If you are able to spare some cash from your joint incomes, then it is time to start investing as a couple. You should be able to create an investment policy, which will guide you on where to put your money to give you the best returns. This could be through investments in assets, stocks or savings. When investing becomes a team sport, there are several ways to maintain harmony in your marriage while investing

in ways that are comfortable for both of you. Your marriage bond will also become stronger once you start discussing joint investments.

The single biggest mistake couples make is delegating that task of investing to only one person. The woman might say, ‘well, men are better at investments’, and leave all investments decisions to her husband. It is important for both parties to take an interest in their finances and investments, be responsible and also know what is happening so one of you can’t say at a later time, “Oh, I thought this was the plan.” You have got to be engaged and help make the plan so you aren’t surprised when things don’t turn out the way you expected.

Simply opting out of financial discussions and decisions is not fair to the spouse who is left to make all the financial decisions. It is easy to keep off family financial affairs and blame your partner if things don’t work out. You both need to make decisions together, or to agree to keep your investments separate and look after your own money, as long as the resulting income benefits the family.

If you are a woman, opting out can be a very dangerous choice as it is not uncommon for men to take advantage of women in financial situations. You may feel that your husband is genetically better equipped to invest than you are, but studies actually show that women are much better investors than men because they do not experience testosterone surges when making decisions. Men are known to take big risks, which sometimes may turn out bad for the family investments, whereas women are more cautious. Even if your husband is a professional money manager, you may have a valuable perspective to bring to the table. There are millions of ways to make money, and it is important that you are both comfortable with the investment choices you make as couple.

If the two of you have similar financial styles, chances are that you will have similar investment styles. If this is the case, it may be very easy for the two of you to agree on where your investments will go – real estate, savings, stocks, shares and so on. You will also easily agree on where to bank your money, types of accounts and whether they should be jointly held. On the other hand, if one of you is very conservative and the other is a risk taker, it may make sense to keep investment funds separate. This way, you will avoid disagreements because you are thinking differently. Or making a risk that brings huge losses or losing out on opportunities because of being overly cautious.

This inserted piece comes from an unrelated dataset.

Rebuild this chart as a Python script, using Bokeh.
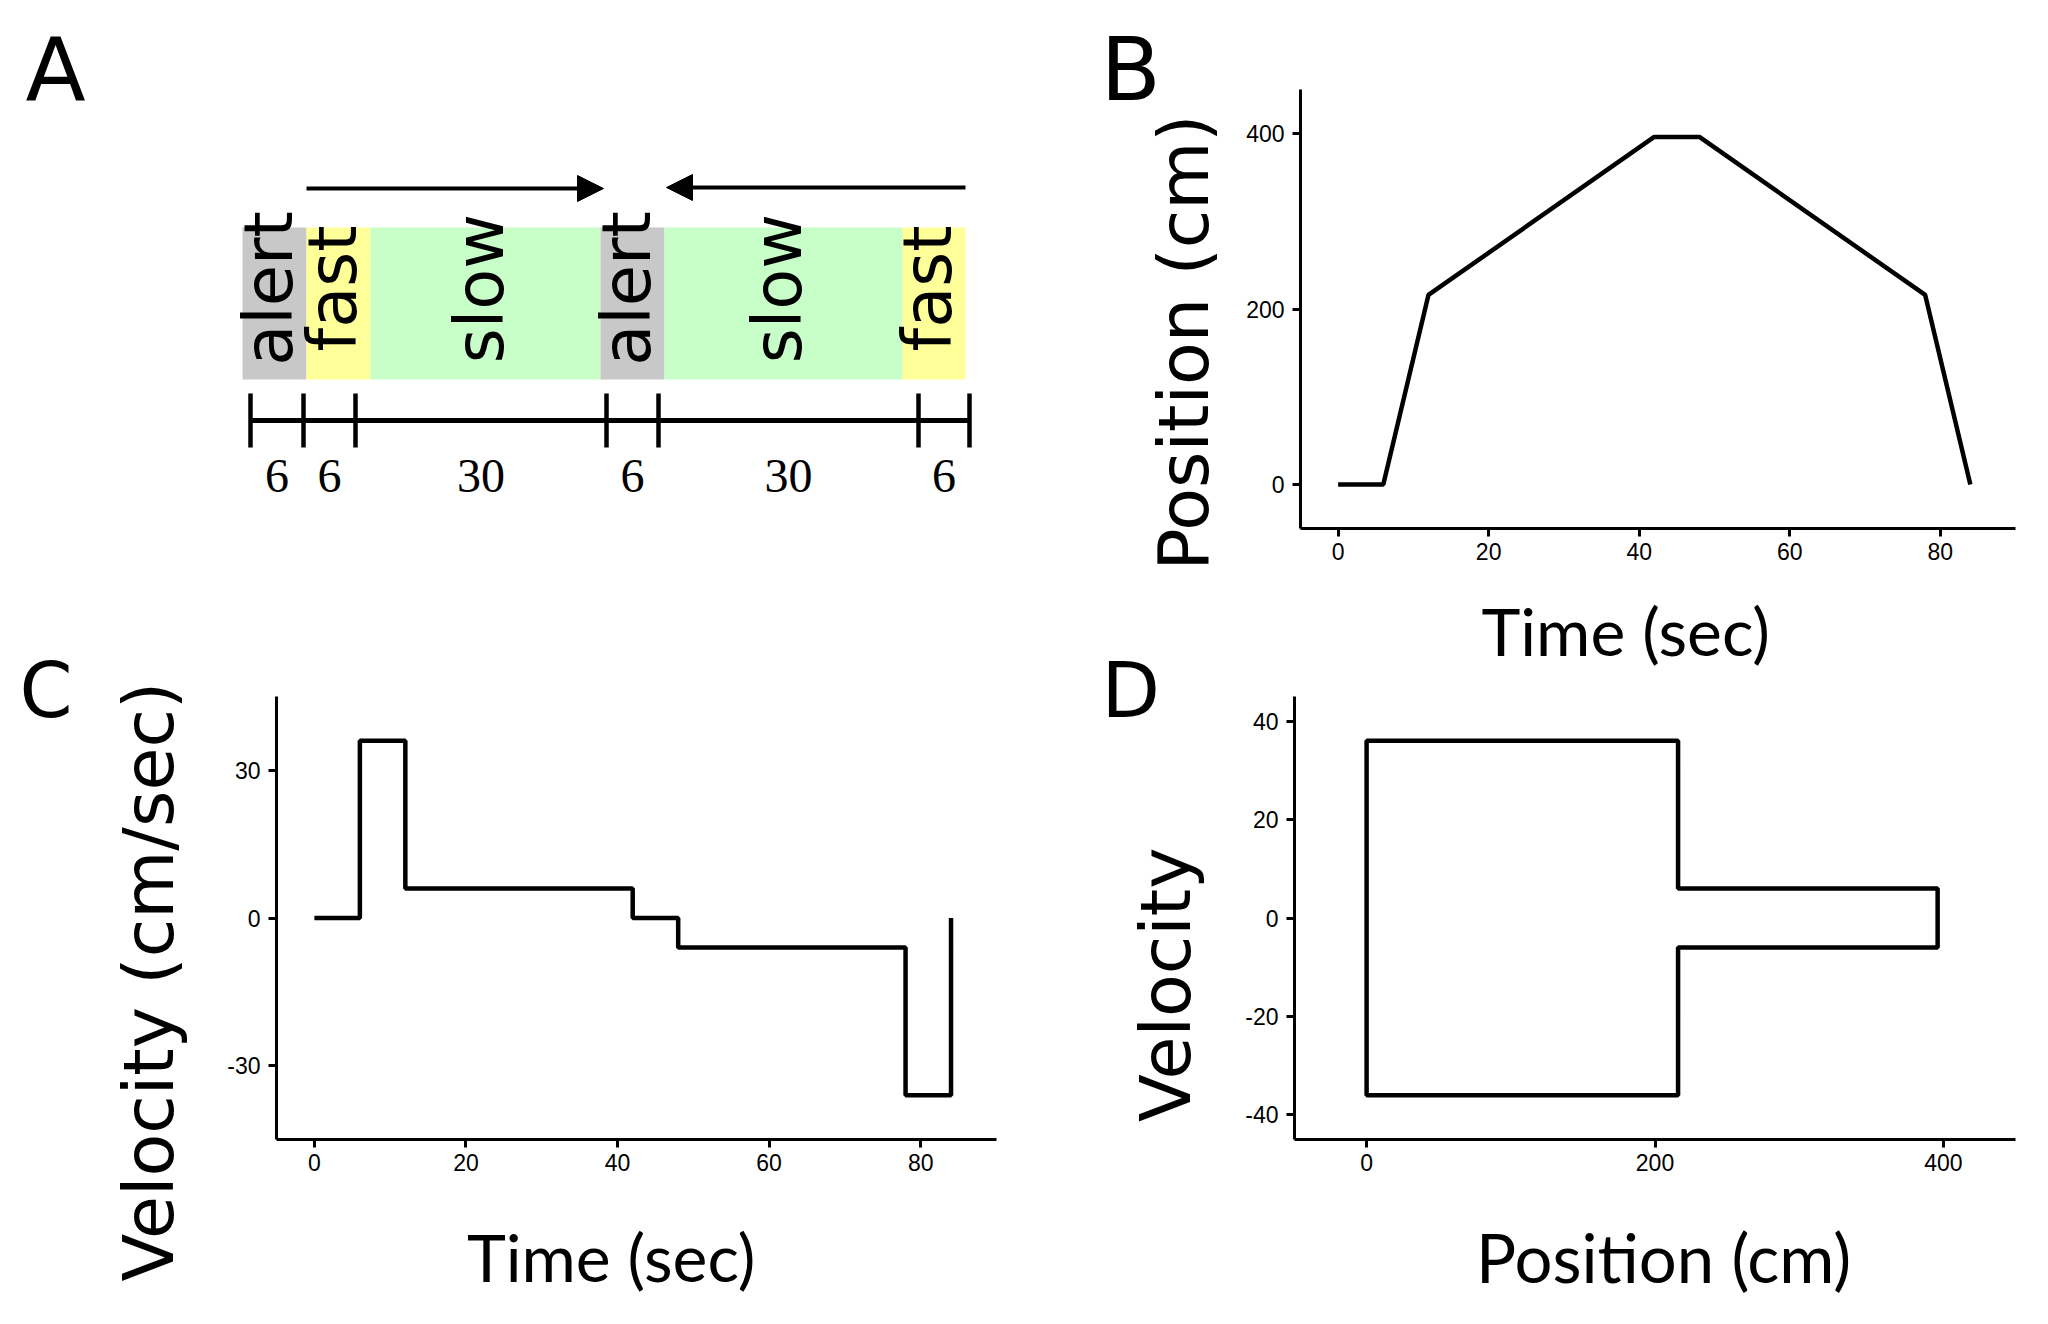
import math
from bokeh.plotting import figure
from bokeh.models import Range1d, FixedTicker, Arrow, NormalHead, Title
from bokeh.layouts import column, row
from bokeh.core.properties import value
from bokeh.embed import file_html
from bokeh.resources import INLINE

# ---------------- data ----------------
# trial schedule (panel A)
seg_labels = ["alert", "fast", "slow", "alert", "slow", "fast"]
seg_durations = [6, 6, 30, 6, 30, 6]          # seconds
seg_colors = ["#c8c8c8", "#ffff99", "#c8ffc8", "#c8c8c8", "#c8ffc8", "#ffff99"]
# schematic (not to scale) positions of the coloured blocks and of the scale-bar ticks
bar_edges = [242, 306, 370, 600, 664, 902, 965]
scale_ticks = [250, 303, 355, 606, 658, 918, 969]

# kinematics (panels B-D), values at the phase boundaries
time_s = [0, 6, 12, 42, 48, 78, 84]
position_cm = [0, 0, 216, 396, 396, 216, 0]
velocity_cms = [0, 36, 6, 0, -6, -36, 0]

time_ticks = [0, 20, 40, 60, 80]
pos_ticks_b = [0, 200, 400]
vel_ticks_c = [-30, 0, 30]
pos_ticks_d = [0, 200, 400]
vel_ticks_d = [-40, -20, 0, 20, 40]

# ---------------- style ----------------
TITLE_FONT = "DejaVu Sans"
XLAB_FONT = "Lato"
TICK_FONT = "Liberation Sans"
LINE_W = 4.5
NB = "\u00a0"


def make_fig(w, h, xr, yr, bl, br, bt, bb):
    p = figure(width=w, height=h, x_range=Range1d(*xr), y_range=Range1d(*yr),
               output_backend="svg", toolbar_location=None, title=None,
               min_border_left=bl, min_border_right=br,
               min_border_top=bt, min_border_bottom=bb)
    p.grid.visible = False
    p.outline_line_color = None
    p.background_fill_color = "white"
    p.border_fill_color = "white"
    return p


def style_axes(p, xt, yt):
    p.xaxis.ticker = FixedTicker(ticks=xt)
    p.yaxis.ticker = FixedTicker(ticks=yt)
    p.xaxis.major_label_overrides = {t: str(t) for t in xt}
    p.yaxis.major_label_overrides = {t: str(t) for t in yt}
    for ax in (p.xaxis[0], p.yaxis[0]):
        ax.axis_line_width = 3
        ax.axis_line_color = "black"
        ax.major_tick_line_width = 3
        ax.major_tick_line_color = "black"
        ax.major_tick_out = 8
        ax.major_tick_in = 0
        ax.minor_tick_line_color = None
        ax.major_label_text_font = TICK_FONT
        ax.major_label_text_font_size = "23px"
        ax.major_label_text_color = "black"
        ax.axis_label_text_font_style = "normal"
        ax.axis_label_text_color = "black"
    p.xaxis.major_label_standoff = 6
    p.yaxis.major_label_standoff = 8


def axis_title(ax, text, font, size, standoff):
    ax.axis_label = text
    ax.axis_label_text_font = font
    ax.axis_label_text_font_size = size
    ax.axis_label_standoff = standoff


def side_title(p, text, offset, standoff, side="above", font=TITLE_FONT, size="88px"):
    p.add_layout(Title(text=text, align="left", offset=offset, standoff=standoff,
                       vertical_align="bottom", text_font=font, text_font_size=size,
                       text_font_style="normal", text_color="black"), side)


TOP_H, BOT_H = 575, 749

# ---------------- panel A (schematic) ----------------
pA = figure(width=1100, height=TOP_H, x_range=Range1d(0, 1100), y_range=Range1d(528, 89),
            output_backend="svg", toolbar_location=None, title=None,
            x_axis_location=None, y_axis_location=None,
            min_border_left=0, min_border_right=0, min_border_top=89, min_border_bottom=47)
pA.grid.visible = False
pA.outline_line_color = None
pA.border_fill_color = "white"

bar_top, bar_bottom = 227, 379
pA.quad(left=bar_edges[:-1], right=bar_edges[1:], top=bar_top, bottom=bar_bottom,
        fill_color=seg_colors, line_color=None)
centers = [(a + b) / 2 for a, b in zip(bar_edges[:-1], bar_edges[1:])]
pA.text(x=[c - 6 for c in centers], y=[288] * len(centers), text=seg_labels,
        angle=math.pi / 2, text_align="center", text_baseline="middle",
        text_font=value(TITLE_FONT), text_font_size="67px", text_color="black")

scale_y = 420
pA.segment(x0=[scale_ticks[0]], x1=[scale_ticks[-1]], y0=[scale_y], y1=[scale_y],
           line_width=5, line_color="black")
pA.segment(x0=scale_ticks, x1=scale_ticks, y0=[scale_y - 27] * len(scale_ticks),
           y1=[scale_y + 27] * len(scale_ticks), line_width=4.5, line_color="black")
mids = [(a + b) / 2 for a, b in zip(scale_ticks[:-1], scale_ticks[1:])]
pA.text(x=mids, y=[475] * len(mids), text=[str(d) for d in seg_durations],
        text_align="center", text_baseline="alphabetic",
        text_font=value("Liberation Serif"), text_font_size="48px", text_color="black")

arrow_y = 188
for x0, x1, dy in ((bar_edges[1], bar_edges[3] + 3, 0), (bar_edges[6], bar_edges[4] + 2, -1)):
    pA.add_layout(Arrow(end=NormalHead(size=26, fill_color="black", line_color="black", line_width=1),
                        x_start=x0, y_start=arrow_y + dy, x_end=x1, y_end=arrow_y + dy,
                        line_width=4, line_color="black"))
side_title(pA, "A", 25, -62)

# ---------------- panel B ----------------
pB = make_fig(948, TOP_H, (-5, 90), (-50, 450), 200, 33, 89, 47)
style_axes(pB, time_ticks, pos_ticks_b)
pB.line(time_s, position_cm, line_width=LINE_W, line_color="black")
axis_title(pB.yaxis[0], "Position (cm)" + NB * 3, TITLE_FONT, "70px", 18)
side_title(pB, "B", -200, -62)

# ---------------- panel C ----------------
pC = make_fig(1100, BOT_H, (-5, 90), (-45, 45), 276, 104, 121, 185)
style_axes(pC, time_ticks, vel_ticks_c)
pC.step(time_s, velocity_cms, mode="after", line_width=LINE_W, line_color="black")
side_title(pC, "Velocity (cm/sec)", -142, 70, side="left", size="70px")
axis_title(pC.xaxis[0], "Time (sec)" + NB * 3, XLAB_FONT, "66px", 43)
side_title(pC, "C", -257, -76, size="76px")

# ---------------- panel D ----------------
pD = make_fig(948, BOT_H, (-50, 450), (-45, 45), 194, 33, 121, 185)
style_axes(pD, pos_ticks_d, vel_ticks_d)
pD.step(position_cm, velocity_cms, mode="after", line_width=LINE_W, line_color="black")
axis_title(pD.yaxis[0], "Velocity" + NB * 6, TITLE_FONT, "70px", 35)
axis_title(pD.xaxis[0], NB + "Position (cm)", XLAB_FONT, "67px", 43)
side_title(pD, "D", -193, -76, size="76px")
# x-axis title of panel B, which sits just above panel D
side_title(pD, "Time (sec)", 187, 23, font=XLAB_FONT, size="66px")

layout = column(row(pA, pB), row(pC, pD))
open("out.html", "w").write(file_html(layout, INLINE))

If the man is very aggressive and wants all the money put in stocks and the woman is very conservative and would like a much more balanced portfolio, you have a couple of options. You could meet each other somewhere in the middle and establish a compromise position or, you could keep your money in separate investment accounts and have a little fun comparing whose portfolio performs better. For example, the man may invest in the stock exchange, while the woman may choose the safer and more guaranteed returns in real estate. But at the end of the day, the couple will be investing separately for the growth of the family financial base.

As the joint heads of your family investment office, couples should meet regularly and discuss how their investments are doing, whether they are doing it jointly or individually. Make these meetings regular and fairly productive by having an agenda and bringing all financial statements and information so you can compare notes. Also use the meetings to discuss market trends and family needs so you can agree how to shift your assets or savings. Always endeavor to make joint decisions that you are both comfortable with, or simply agree to manage your individual money and put returns in the same hat.

Even if you decide to manage your money separately, you should meet and discuss your separate investment accounts with each other. Chances are that your goals are similar and you need to keep each other abreast of what is happening and help each other’s investment grow. You may help each other and learn from each other’s experiences. Just like in marriage success, communication is the key to joint financial success.

Together you can develop strategies for handling your money to make it grow and help you meet your long-term goals. For example, you can create mutually agreed-upon ‘stop losses’ for each type of investment. If an investment goes down by a pre-agreed percentage, you agree to sell, no matter what emotional attachment there may be. Some people are known to keep loss-making investments because of the emotional attachment they have to it. For example, you may be so attached to your cows that even when they bring losses each month, you are not ready to sell them and invest the money elsewhere. You can also agree on how often to rebalance your asset allocation and how to invest new funds.

By creating policies as a team, you will enhance your marriage as you grow your wealth.